Long-term Environmental Problems, Economic Measures and Physical Indicators
Doctoral thesis, 1996
This thesis consists of five papers and an introduction dealing with various aspects of the use of environmental resources.
In both Paper I, The marginal cost of CO2 emissions, and Paper II, Discounting and distributional considerations in the context of global warming, we analyse the economics of the greenhouse effect. Focus is put on the choice of discount rate. It is shown that this choice is of crucial importance for the cost analysis and that its value can not be determined on objective grounds, mainly since one of the components of the discount rate, the pure rate of time preference, is ultimately a question of value judgements. We argue that the pure rate of time preference should be put equal to zero. Discounting is, however, justified if per capita income grows. But over longer time periods, the growth rate is expected to fall, and this then holds true for the discount rate as well.

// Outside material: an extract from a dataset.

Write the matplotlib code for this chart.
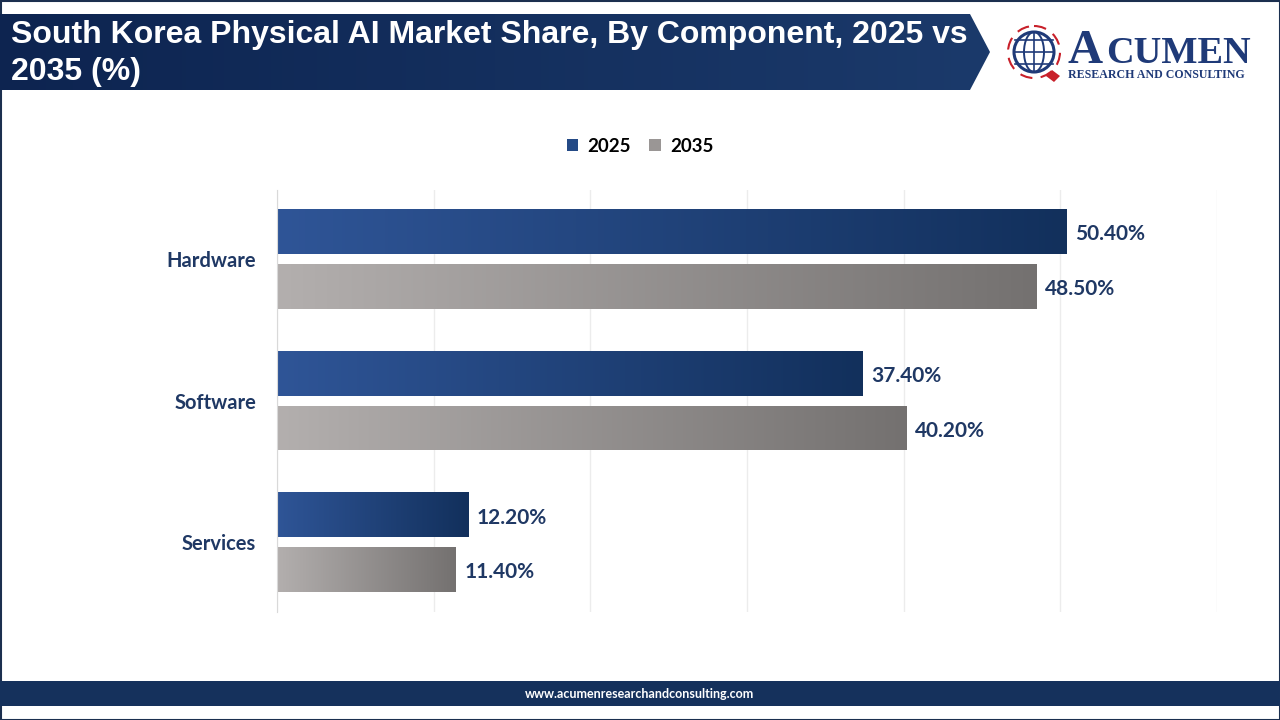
import numpy as np
import matplotlib.pyplot as plt
from matplotlib.patches import Polygon, Rectangle, Circle, Ellipse, Patch
from matplotlib.colors import LinearSegmentedColormap

# data
categories = ["Hardware", "Software", "Services"]
years = ["2025", "2035"]
share_2025 = [50.4, 37.4, 12.2]
share_2035 = [48.5, 40.2, 11.4]

TITLE = "South Korea Physical AI Market Share, By Component, 2025 vs\n2035 (%)"
NAVY = "#1f3864"

blue_cmap = LinearSegmentedColormap.from_list("blue", ["#2f5597", "#12305c"])
grey_cmap = LinearSegmentedColormap.from_list("grey", ["#b3afae", "#747170"])

fig = plt.figure(figsize=(12.8, 7.2), dpi=100)
fig.patch.set_facecolor("white")

# figure frame, title banner, footer
bg = fig.add_axes([0, 0, 1, 1])
bg.set_xlim(0, 1280)
bg.set_ylim(720, 0)
bg.axis("off")
bg.add_patch(Rectangle((0.5, 0.5), 1279, 719, fill=False, ec="#1b2f4f", lw=1.5))

grad = np.linspace(0, 1, 256).reshape(1, -1)
banner_cmap = LinearSegmentedColormap.from_list("banner", ["#0d2450", "#1b3a6b"])
banner = Polygon([(0, 14), (970, 14), (990, 52), (970, 90), (0, 90)], closed=True,
                 fc="none", ec="none")
bg.add_patch(banner)
im = bg.imshow(grad, cmap=banner_cmap, extent=(0, 990, 90, 14), aspect="auto", zorder=1)
im.set_clip_path(banner)
bg.text(11, 53.5, TITLE, color="white", fontsize=23, fontweight="bold",
        family="Liberation Sans", va="center", ha="left", linespacing=1.3, zorder=3)

bg.add_patch(Rectangle((0, 681), 1280, 25, fc="#15315c", ec="none"))
bg.text(640, 693.5, "www.acumenresearchandconsulting.com", color="white", fontsize=9,
        fontweight="bold", family="Lato", ha="center", va="center")

# logo
bg.add_patch(Circle((1034, 52), 20, fc="none", ec="#1f3a78", lw=2.2))
bg.add_patch(Ellipse((1034, 52), 20, 40, fc="none", ec="#1f3a78", lw=1.4))
for dy in (-12, 0, 12):
    bg.plot([1015, 1053], [52 + dy, 52 + dy], color="#1f3a78", lw=1.2)
bg.plot([1034, 1034], [32, 72], color="#1f3a78", lw=1.2)
bg.add_patch(Circle((1034, 52), 26, fc="none", ec="#c8202a", lw=1.5, ls=(0, (6, 4))))
bg.add_patch(Polygon([(1052, 70), (1060, 76), (1054, 82), (1046, 76)], fc="#c8202a", ec="none"))
bg.text(1068, 63, "A", color="#1f3a78", fontsize=35, family="Liberation Serif",
        fontweight="bold", va="baseline")
bg.text(1106, 63, "CUMEN", color="#1f3a78", fontsize=27.5, family="Liberation Serif",
        fontweight="bold", va="baseline")
bg.text(1068, 78, "RESEARCH AND CONSULTING", color="#1f3a78", fontsize=8.6,
        family="Liberation Serif", fontweight="bold", va="baseline")

# chart
ax = fig.add_axes([0.2164, 0.15, 0.7344, 0.586])
y = np.arange(len(categories))[::-1].astype(float)
off = 0.194
h = 0.317
b1 = ax.barh(y + off, share_2025, height=h, color="none", label=years[0])
b2 = ax.barh(y - off, share_2035, height=h, color="none", label=years[1])

for bars, cmap in ((b1, blue_cmap), (b2, grey_cmap)):
    for p in bars:
        x0, y0 = p.get_x(), p.get_y()
        w, hh = p.get_width(), p.get_height()
        g = ax.imshow(grad, cmap=cmap, extent=(x0, x0 + w, y0, y0 + hh),
                      aspect="auto", zorder=2)
        g.set_clip_path(p)

for bars, vals in ((b1, share_2025), (b2, share_2035)):
    for p, v in zip(bars, vals):
        ax.text(p.get_width() + 0.55, p.get_y() + p.get_height() / 2 - 0.02, f"{v:.2f}%",
                color=NAVY, fontsize=15, fontweight="bold", family="Lato",
                va="center", ha="left", zorder=3)

ax.set_xlim(0, 60)
ax.set_ylim(-0.493, 2.486)
ax.set_xticks(np.arange(0, 61, 10))
ax.set_xticklabels([])
ax.tick_params(axis="x", length=0)
ax.tick_params(axis="y", length=0, pad=15)
ax.set_yticks(y)
ax.set_yticklabels(categories, color=NAVY, fontsize=14.5, fontweight="bold", family="Lato")
ax.grid(axis="x", color="#ececec", lw=1)
ax.set_axisbelow(True)
for s in ("top", "right", "bottom"):
    ax.spines[s].set_visible(False)
ax.spines["left"].set_color("#d9d9d9")

handles = [Patch(fc="#244a86", ec="none"), Patch(fc="#9a9695", ec="none")]
fig.legend(handles, years, loc="center", bbox_to_anchor=(0.5, 1 - 146 / 720), ncol=2,
           frameon=False, prop={"family": "Lato", "weight": "bold", "size": 13.5},
           handlelength=0.6, handleheight=0.6, handletextpad=0.5, columnspacing=1.0)

fig.savefig("out.png", dpi=100)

In Paper II we also develop a method for weighting costs with respect to the level of income of the group affected. The argument for giving higher weights to damage affecting poor groups or countries is the same as the argument for discounting costs in the future: the assumption of a declining marginal utility of income, implies that the value of one USD loss is higher for a poor than for a rich person. Using standard assumptions about damage functions related to climate change, and including the considerations above, we estimate the marginal cost of CO2 emissions to lie in the range 260-590 USD/ton C (for a time horizon of 300 to 1000 years), an estimate which justifies large emission reductions. The estimate is approximately 50 to 100 times larger than estimates made by Nordhaus. The difference is almost entirely due to the way that future costs and differences in income have been treated.
Environmental damage that remains for a long time can be seen as a debt to future generations. In Paper III, Defining the Generational Environmental Debt, we use neoclassical economics to derive a method for calculating this debt. The Generational Environmental Debt (GED) for past emissions of CO2 is estimated at 10,000 billion USD.
GED can be seen as a monetary indicator of past anthropogenic influence on nature. In Paper IV, Socio-ecological indicators for sustainability, we develop physical indicators which can be used to assess whether societal activities are becoming more sustainable or not. These indicators are characterised by two specific features: (i) they are intended to give early warning signals, and (ii) they are based on a set of general principles or system conditions for sustainability.
In Paper V, Stability analysis of harvesting in a predator-prey model, a classical Lotka-Volterra type of model is used for a predator-prey system with two prey and one predator. The predator is being harvested and the response of the system is investigated for different harvesting strategies. We show that the use of a constant intensity harvest function, instead of a constant harvest quota function, makes the system more stable.